Fiscal subject related
General information
Germany is preparing for a major shift in business invoicing. Starting 2025, electronic invoicing (e-invoicing) will gradually become mandatory for all business-to-business (B2B) transactions, with full implementation by 2028. To support this change, the Federal Ministry of Finance (BMF) has confirmed that German e-invoices can be issued in any of the EU’s 24 official languages.
This move is designed to make cross-border trade easier, reduce administrative costs, and align Germany with the multilingual nature of the EU market. Until now, businesses were unsure if invoices had to be in German to remain valid. The new rules clarify that as long as invoices include all legally required VAT information and are understandable to the recipient, they are compliant.

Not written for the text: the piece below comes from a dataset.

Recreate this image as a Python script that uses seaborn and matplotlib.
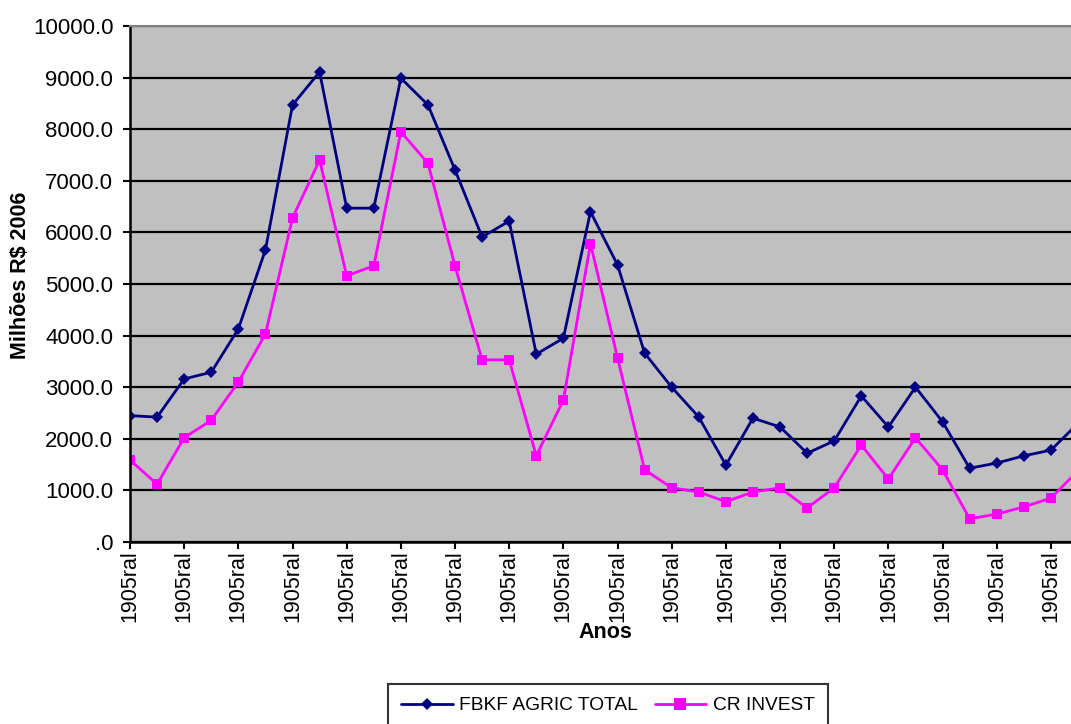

What should businesses know?
- Language flexibility: Invoices can be issued in any EU language, both domestic and cross-border,
- Audits: Tax authorities may request a German translation during audits, so businesses should be prepared to provide one,
- Cross-border benefits: Companies trading within the EU can invoice customers directly in their preferred language,
- VAT deduction: Using another EU language does not affect the right to deduct input VAT,
- Terminology: Businesses are encouraged to use standard EU terms to avoid misunderstandings.
The language concession comes as part of Germany’s phased e-invoicing rollout: large companies will start in 2025, followed by medium and small businesses through 2026–2027, with all B2B invoices electronic by 2028.
This change offers companies with international operations more flexibility, fewer translation burdens, and smoother integration of invoicing systems across Europe. At the same time, firms must ensure accuracy, maintain compliance, and be ready with translations if tax authorities request them.